A DSLAM may or may not be located in the telephone company's central office, and may also serve multiple data and voice customers within a neighborhood Serving Area Interface (SAI), sometimes in conjunction with a digital loop carrier. DSLAMs are also used by hotels, lodges, residential neighborhoods, and other businesses operating their own private telephone exchange.
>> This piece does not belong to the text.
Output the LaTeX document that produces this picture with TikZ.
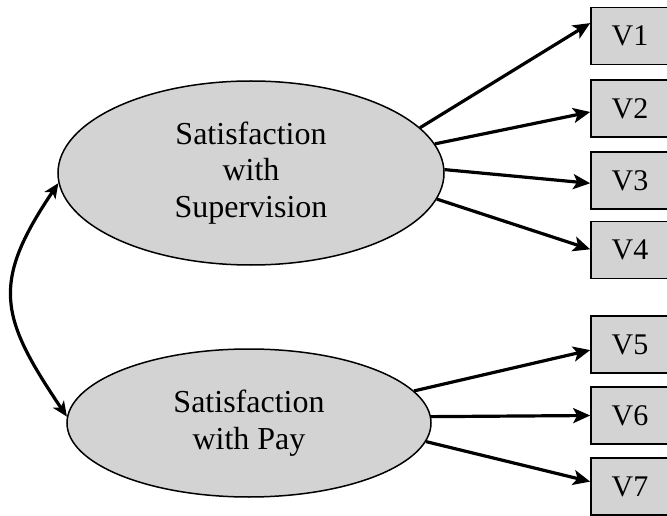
\documentclass[tikz,border=0pt]{standalone}
\usepackage{fontspec}
\setmainfont{Liberation Serif}
\usetikzlibrary{shapes.geometric,arrows.meta}
\definecolor{latentgray}{RGB}{211,211,211}
\begin{document}
\begin{tikzpicture}[x=1pt,y=1pt,
  latent/.style={ellipse,draw,fill=latentgray,line width=1.5pt,inner sep=0pt,
    align=center,font=\fontsize{32}{36.7}\selectfont},
  item/.style={rectangle,draw,fill=latentgray,line width=1.6pt,inner sep=0pt,
    minimum width=78pt,minimum height=57pt,font=\fontsize{30}{34}\selectfont},
  loading/.style={line width=3.2pt,-{Stealth[length=17pt,width=15pt,inset=4pt]}},
  corr/.style={line width=3.2pt,{Stealth[length=15pt,width=13pt,inset=4pt]}-{Stealth[length=15pt,width=13pt,inset=4pt]}}]
\useasboundingbox (0,0) rectangle (667,515);
\node[latent,minimum width=386pt,minimum height=184pt] (sup) at (251,342) {Satisfaction\\with\\Supervision};
\node[latent,minimum width=364pt,minimum height=148pt] (pay) at (249,92) {Satisfaction\\with Pay};

\node[item] (v1) at (630,479) {V1};
\node[item] (v2) at (630,406.5) {V2};
\node[item] (v3) at (630,334.5) {V3};
\node[item] (v4) at (630,265) {V4};
\node[item] (v5) at (630,170.5) {V5};
\node[item] (v6) at (630,99.5) {V6};
\node[item] (v7) at (630,28.5) {V7};

\draw[loading] (sup.15) -- (v1.162);
\draw[loading] (sup.9) -- (v2.185);
\draw[loading] (sup.1) -- (v3.184);
\draw[loading] (sup.-8) -- (v4.179);
\draw[loading] (pay.11) -- (v5.188);
\draw[loading] (pay.2) -- (v6.180);
\draw[loading] (pay.-6) -- (v7.173);

\draw[corr] (sup.183) to[out=236,in=124,looseness=1.32] (pay.178);
\end{tikzpicture}
\end{document}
In addition to being a data switch and multiplexer, a DSLAM is also a large collection of modems. Each modem on the aggregation card communicates with a single subscriber's DSL modem. This modem functionality is integrated into the DSLAM itself instead of being done via an external device like a traditional computer modem. Like traditional voice-band modems, a DSLAM's integrated DSL modems usually have the ability to probe the line and to adjust themselves to electronically or digitally compensate for forward echoes and other bandwidth-limiting factors in order to move data at the maximum connection rate capability of the subscriber's physical line. This compensation capability also takes advantage of the better performance of "balanced line" DSL connections, providing capabilities for LAN segments longer than physically similar unshielded twisted pair (UTP) Ethernet connections, since the balanced line type is generally required for its hardware to function correctly. This is due to the nominal line impedance (measured in Ohms but comprising both resistance and inductance) of balanced lines being somewhat lower than that of UTP, thus supporting 'weaker' signals (however the solid-state electronics required to construct such digital interfaces is more costly).

Bandwidth versus distance

Balanced pair cable has higher attenuation at higher frequencies, hence the longer the wire between DSLAM and subscriber, the slower the maximum possible data rate. The following is a rough guide to the relation between wire distance (based on 0.40 mm copper and ADSL2+ technology) and maximum data rate. Local conditions may vary, especially beyond 2 km, often necessitating a closer DSLAM to bring acceptable bandwidths:

  • 25 Mbit/s at 1,000 feet (~300 m)
  • 24 Mbit/s at 2,000 feet (~600 m)
  • 23 Mbit/s at 3,000 feet (~900 m)
  • 22 Mbit/s at 4,000 feet (~1.2 km)
  • 21 Mbit/s at 5,000 feet (~1.5 km)
  • 19 Mbit/s at 6,000 feet (~1.8 km)
  • 16 Mbit/s at 7,000 feet (~2.1 km)
  • 8 Mbit/s at 3 km
  • 1.5 Mbit/s at 15,000 feet (4.5 km)
  • 800 kbit/s at 17,000 feet (~5.2 km)

Additional features

A DSLAM may offer the ability to tag VLAN traffic as it passes from the subscribers to upstream routers. Though not a full stateful firewall, some DSLAMs also offer packet filtering facilities like dropping inter-port traffic and dropping certain protocols.

A DSLAM may also support quality of service (QoS) features like contention, differentiated services ("DiffServ") and priority queues.

Hardware details

Customers connect to the DSLAM through ADSL modems or DSL routers, which are connected to the PSTN network via typical unshielded twisted pair telephone lines. Each DSLAM has multiple aggregation cards, and each such card can have multiple ports to which the customers lines are connected. Typically a single DSLAM aggregation card has 24 ports, but this number can vary with each manufacturer. The most common DSLAMs are housed in a telco-grade chassis, which are supplied with (nominal) 48 volts using DC. Hence a typical DSLAM setup may contain power converters, DSLAM chassis, aggregation cards, cabling, and upstream links. The most common upstream links in these DSLAMs use gigabit ethernet or multi-gigabit fiber optic links.


IP-DSLAM stands for Internet Protocol Digital Subscriber Line Access Multiplexer. User traffic is mostly IP based.

Traditional 20th century DSLAM used Asynchronous Transfer Mode (ATM) technology to connect to upstream ATM routers/switches. These devices then extract the IP traffic and pass it on to an IP network. IP-DSLAMs extract the IP traffic at the DSLAM itself. Thus, it is all IP from there. The advantage of IP-DSLAM over a traditional ATM DSLAM is in terms of lower capital expenditure and operational expenditure and a richer set of features and functionality.